Tenho certeza que alguém irá entender realmente do que falo aqui. Quando perdemos nossa mãe antes da hora que prevíamos, nos ressentimos dela ter furado a fila, principalmente quando vai na frente de irmãos mais velhos que permanecem. No meu caso ela não deixou recado, sem avisar, bateu a porta e se foi. São necessários meses para o fato em si se integrar à nossa vida, é preciso tempo para suportar o fato de que ela não vai mais voltar.
Comumente, esse momento tão pessoal, sofre interferência de rusgas familiares: acusações, cobranças e disputas. Acredito que como essas pessoas não conseguem chorar, agridem e ameaçam umas às outras, fugindo da dor comum.
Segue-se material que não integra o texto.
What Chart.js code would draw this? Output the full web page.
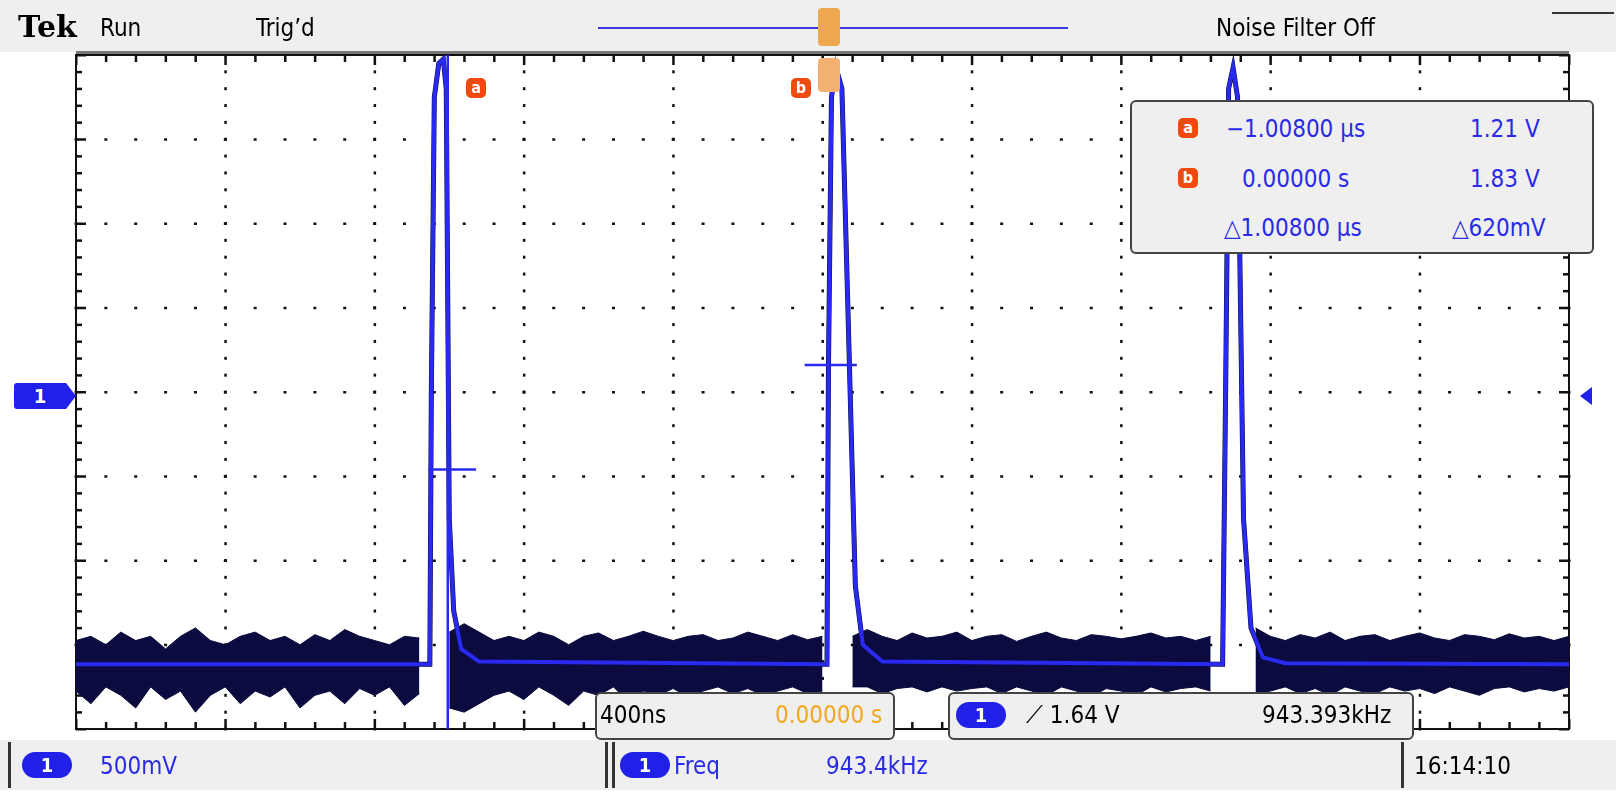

Muito triste. Mas, a verdade é que assim acontece nas melhores famílias.
Aos poucos é possível abstrair do seu corpo físico e garimpar as pedras preciosas que ela deixou. O seu modo de viver, alguma característica admirável e os incontáveis conselhos que nos acompanhou ao longo da vida. Nessa fase mais serena, a saudade nos traz sua presença. Em dia mais sensível, com os olhos fechados é possível sentir o cheiro da sua pele, a textura macia adquirida nos últimos anos da sua vida. Quando a sós na cozinha, em qualquer atividade doméstica, o silêncio nos envolve e podemos até mesmo conversar. Recebemos os conselhos para as dúvidas da vida, grandes ou pequenas.
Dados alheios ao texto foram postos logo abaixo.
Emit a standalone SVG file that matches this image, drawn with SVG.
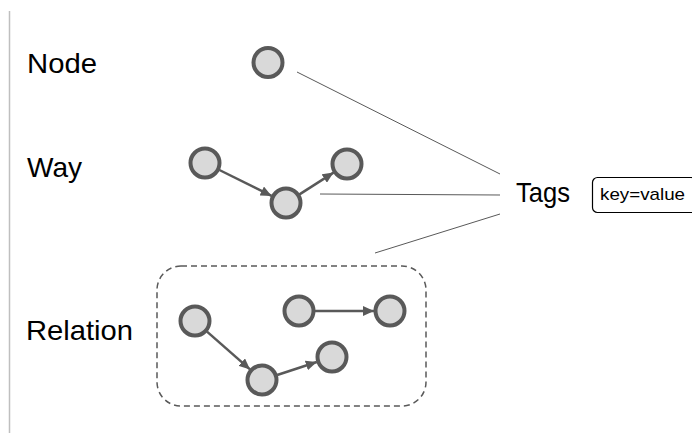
<svg xmlns="http://www.w3.org/2000/svg" width="692" height="433" viewBox="0 0 692 433">
<style>
.lbl{font-family:"Liberation Sans",Arial,sans-serif;font-size:28px;fill:#000}
.nd{fill:#d9d9d9;stroke:#595959;stroke-width:4}
.ar{stroke:#595959;stroke-width:2.5;fill:none;marker-end:url(#ah)}
.tl{stroke:#595959;stroke-width:1;fill:none}
</style>
<defs>
<marker id="ah" markerUnits="userSpaceOnUse" markerWidth="12" markerHeight="10" refX="11" refY="5" orient="auto">
<path d="M0,0 L11,5 L0,10 z" fill="#595959"/>
</marker>
</defs>
<rect width="692" height="433" fill="#fff"/>
<line x1="9.5" y1="11" x2="9.5" y2="433" stroke="#bfbfbf" stroke-width="1.5"/>
<g id="labels">
<text class="lbl" x="27" y="73" textLength="70" lengthAdjust="spacingAndGlyphs">Node</text>
<text class="lbl" x="27" y="177" textLength="55" lengthAdjust="spacingAndGlyphs">Way</text>
<text class="lbl" x="26" y="340" textLength="107" lengthAdjust="spacingAndGlyphs">Relation</text>
</g>
<g id="connectors">
<line class="tl" x1="297" y1="72" x2="500" y2="174"/>
<line class="tl" x1="320" y1="194" x2="500" y2="195"/>
<line class="tl" x1="375" y1="253" x2="500" y2="214"/>
<line class="ar" x1="219.4" y1="170" x2="271.6" y2="195.9"/>
<line class="ar" x1="299.5" y1="194.4" x2="333.5" y2="172.6"/>
<line class="ar" x1="207" y1="331.6" x2="250" y2="369.4"/>
<line class="ar" x1="277.2" y1="375" x2="316.8" y2="362"/>
<line class="ar" x1="315" y1="311" x2="374" y2="311"/>
</g>
<g id="node">
<circle class="nd" cx="268" cy="62.5" r="14.5"/>
</g>
<g id="way">
<circle class="nd" cx="205" cy="163" r="14.5"/>
<circle class="nd" cx="286" cy="203" r="14.5"/>
<circle class="nd" cx="347" cy="164" r="14.5"/>
</g>
<g id="relation">
<rect x="157" y="266" width="269" height="140" rx="24" ry="24" fill="none" stroke="#595959" stroke-width="1.5" stroke-dasharray="6,4"/>
<circle class="nd" cx="195" cy="321" r="14.5"/>
<circle class="nd" cx="262" cy="380" r="14.5"/>
<circle class="nd" cx="332" cy="357" r="14.5"/>
<circle class="nd" cx="299" cy="311" r="14.5"/>
<circle class="nd" cx="390" cy="311" r="14.5"/>
</g>
<g id="tags">
<text class="lbl" x="516" y="202" textLength="54" lengthAdjust="spacingAndGlyphs">Tags</text>
<rect x="592.5" y="177.5" width="104" height="35" rx="5" ry="5" fill="#fff" stroke="#000" stroke-width="1.2"/>
<text x="600" y="200" font-family="Liberation Sans, Arial, sans-serif" font-size="17" fill="#000" textLength="85" lengthAdjust="spacingAndGlyphs">key=value</text>
</g>
</svg>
O diálogo não se finaliza, permanece durante o tempo que durar. Esses sinais mais íntimos nos asseguram que apesar da sua morte física, nossa relação segue incólume. Digo mais, no meu caso, eu e ela continuamos a evoluir em nosso relacionamento. Hoje eu lhe dou um tratamento mais carinhoso do que no passado. Descobri algumas de suas razões que eu desconhecia e que me mostraram uma nova fase sua. Ambas crescemos espiritualmente. Alguns de nós cometeram erros como filhos, as vicissitudes da vida atropelaram a relação. Por essa razão, culpados, esses filhos não se sentem no direito de usufruir dessa fonte materna que não seca. Nem mesmo a saudade se permitem sentir.
Nunca é tarde para a relação com a mãe se refazer. Ou mesmo o primeiro momento de aproximação pode ocorrer na sua partida. O autor Fernando Pessoa nos garante que “Tudo vale a pena se a alma não é pequena”. Sou grata a Deus por ter vivido essa chama derradeira. As últimas palavras que ouvi da minha mãe foram “Eu te quero tanto bem”. E eu disse: “É mesmo mamãe? Se a senhora não dissesse, eu nunca iria saber”. Ela respondeu: “Mas não é por causa de você, é por causa de minha neta…”. Esse foi nosso último diálogo, cheio de humor e digno de uma moldura.
Então, mesmo naquele momento em que os créditos do filme estão subindo na tela, ainda há tempo. Sempre há tempo. Usufrua cada segundo. Faça parte do filme da sua vida até as cenas finais. Não se assuste, se o final lhe surpreendeu, você não estava pronto ou desejava assistir mais. Nem mesmo tenha medo das luzes que se acendem, e do cinema vazio. Porque no fundo, no fundo, tudo está bem.